TASK OBJECTIVE
Starting at the first line of the data, print each line verbatim up to and including the line bearing "from matplotlib.ticker import", omitting pictures.

*** AVAILABLE DATA

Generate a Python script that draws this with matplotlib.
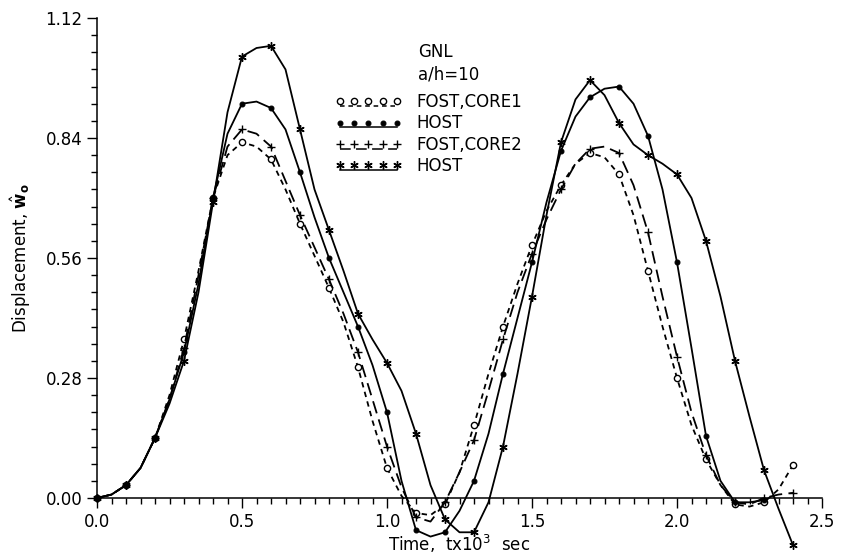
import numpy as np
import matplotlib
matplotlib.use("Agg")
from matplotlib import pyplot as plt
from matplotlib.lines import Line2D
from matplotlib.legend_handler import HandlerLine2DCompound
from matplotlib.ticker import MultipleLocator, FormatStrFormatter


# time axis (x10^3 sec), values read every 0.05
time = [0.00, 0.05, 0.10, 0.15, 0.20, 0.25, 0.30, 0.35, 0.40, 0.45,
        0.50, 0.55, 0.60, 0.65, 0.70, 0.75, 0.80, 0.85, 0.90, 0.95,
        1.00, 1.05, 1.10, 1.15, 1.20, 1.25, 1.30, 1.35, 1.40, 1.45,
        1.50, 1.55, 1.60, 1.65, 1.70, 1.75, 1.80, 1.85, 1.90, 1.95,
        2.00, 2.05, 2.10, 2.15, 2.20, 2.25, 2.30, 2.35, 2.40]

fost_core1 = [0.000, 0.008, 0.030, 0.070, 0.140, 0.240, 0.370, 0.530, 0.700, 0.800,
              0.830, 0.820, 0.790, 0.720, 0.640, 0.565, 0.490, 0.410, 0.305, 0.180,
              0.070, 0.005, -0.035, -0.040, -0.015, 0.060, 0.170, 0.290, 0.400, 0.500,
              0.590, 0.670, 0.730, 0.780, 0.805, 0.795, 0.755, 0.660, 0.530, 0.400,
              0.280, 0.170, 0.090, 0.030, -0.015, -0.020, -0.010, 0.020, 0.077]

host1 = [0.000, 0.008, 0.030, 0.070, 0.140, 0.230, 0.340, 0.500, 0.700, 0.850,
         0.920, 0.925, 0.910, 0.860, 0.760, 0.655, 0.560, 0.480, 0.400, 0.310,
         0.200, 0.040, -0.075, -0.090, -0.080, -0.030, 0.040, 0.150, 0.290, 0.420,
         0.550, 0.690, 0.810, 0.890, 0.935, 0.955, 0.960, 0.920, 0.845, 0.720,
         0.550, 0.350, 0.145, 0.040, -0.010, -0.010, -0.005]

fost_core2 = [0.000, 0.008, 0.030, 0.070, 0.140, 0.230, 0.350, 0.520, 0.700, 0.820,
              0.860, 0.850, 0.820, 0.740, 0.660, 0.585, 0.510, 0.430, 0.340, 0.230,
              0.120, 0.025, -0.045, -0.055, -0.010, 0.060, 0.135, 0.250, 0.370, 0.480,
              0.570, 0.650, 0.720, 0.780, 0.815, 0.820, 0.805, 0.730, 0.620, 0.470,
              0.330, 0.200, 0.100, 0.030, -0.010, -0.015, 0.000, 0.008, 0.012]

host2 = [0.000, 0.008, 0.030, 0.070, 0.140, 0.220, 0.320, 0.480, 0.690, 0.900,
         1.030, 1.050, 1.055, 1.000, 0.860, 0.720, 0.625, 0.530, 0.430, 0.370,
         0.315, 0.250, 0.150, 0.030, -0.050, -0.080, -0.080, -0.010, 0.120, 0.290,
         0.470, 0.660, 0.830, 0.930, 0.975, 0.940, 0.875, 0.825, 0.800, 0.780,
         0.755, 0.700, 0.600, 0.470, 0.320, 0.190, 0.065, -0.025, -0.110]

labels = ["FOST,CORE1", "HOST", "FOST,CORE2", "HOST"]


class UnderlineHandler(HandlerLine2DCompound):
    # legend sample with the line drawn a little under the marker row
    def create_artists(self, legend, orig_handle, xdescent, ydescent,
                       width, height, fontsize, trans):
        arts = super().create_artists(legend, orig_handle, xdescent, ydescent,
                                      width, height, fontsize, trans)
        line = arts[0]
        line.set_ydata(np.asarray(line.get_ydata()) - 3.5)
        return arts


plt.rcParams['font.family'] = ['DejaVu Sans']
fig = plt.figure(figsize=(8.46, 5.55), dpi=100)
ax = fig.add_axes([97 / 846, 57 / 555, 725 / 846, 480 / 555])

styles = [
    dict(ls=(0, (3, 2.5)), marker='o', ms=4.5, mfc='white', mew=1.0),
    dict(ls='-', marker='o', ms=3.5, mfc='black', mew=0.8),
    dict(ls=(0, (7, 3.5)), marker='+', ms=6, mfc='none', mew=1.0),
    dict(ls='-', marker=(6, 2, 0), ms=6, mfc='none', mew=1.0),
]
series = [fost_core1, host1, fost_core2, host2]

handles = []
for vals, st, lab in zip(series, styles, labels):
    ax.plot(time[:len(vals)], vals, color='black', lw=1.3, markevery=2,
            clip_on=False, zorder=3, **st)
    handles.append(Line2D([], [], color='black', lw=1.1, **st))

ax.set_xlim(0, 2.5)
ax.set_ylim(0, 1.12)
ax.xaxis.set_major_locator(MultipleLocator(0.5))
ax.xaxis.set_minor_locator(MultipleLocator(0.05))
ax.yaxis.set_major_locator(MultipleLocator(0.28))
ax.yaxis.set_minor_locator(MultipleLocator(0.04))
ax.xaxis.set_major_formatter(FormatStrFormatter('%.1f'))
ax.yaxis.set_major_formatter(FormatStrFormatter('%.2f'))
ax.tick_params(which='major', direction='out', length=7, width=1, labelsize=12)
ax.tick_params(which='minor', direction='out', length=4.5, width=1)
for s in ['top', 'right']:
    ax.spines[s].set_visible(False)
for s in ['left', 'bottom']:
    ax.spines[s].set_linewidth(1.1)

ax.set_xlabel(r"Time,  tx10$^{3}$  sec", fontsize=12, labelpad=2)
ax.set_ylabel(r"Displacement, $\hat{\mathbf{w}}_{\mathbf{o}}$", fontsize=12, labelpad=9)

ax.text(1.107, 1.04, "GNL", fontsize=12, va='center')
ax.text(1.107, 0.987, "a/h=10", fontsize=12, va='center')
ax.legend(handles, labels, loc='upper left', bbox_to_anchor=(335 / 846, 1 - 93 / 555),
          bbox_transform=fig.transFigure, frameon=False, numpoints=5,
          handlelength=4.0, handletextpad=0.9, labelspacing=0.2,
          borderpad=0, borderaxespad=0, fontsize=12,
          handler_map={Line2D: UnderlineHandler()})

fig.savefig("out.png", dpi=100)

******

EXERCISE ANSWER
Generate a Python script that draws this with matplotlib.
import numpy as np
import matplotlib
matplotlib.use("Agg")
from matplotlib import pyplot as plt
from matplotlib.lines import Line2D
from matplotlib.legend_handler import HandlerLine2DCompound
from matplotlib.ticker import MultipleLocator, FormatStrFormatter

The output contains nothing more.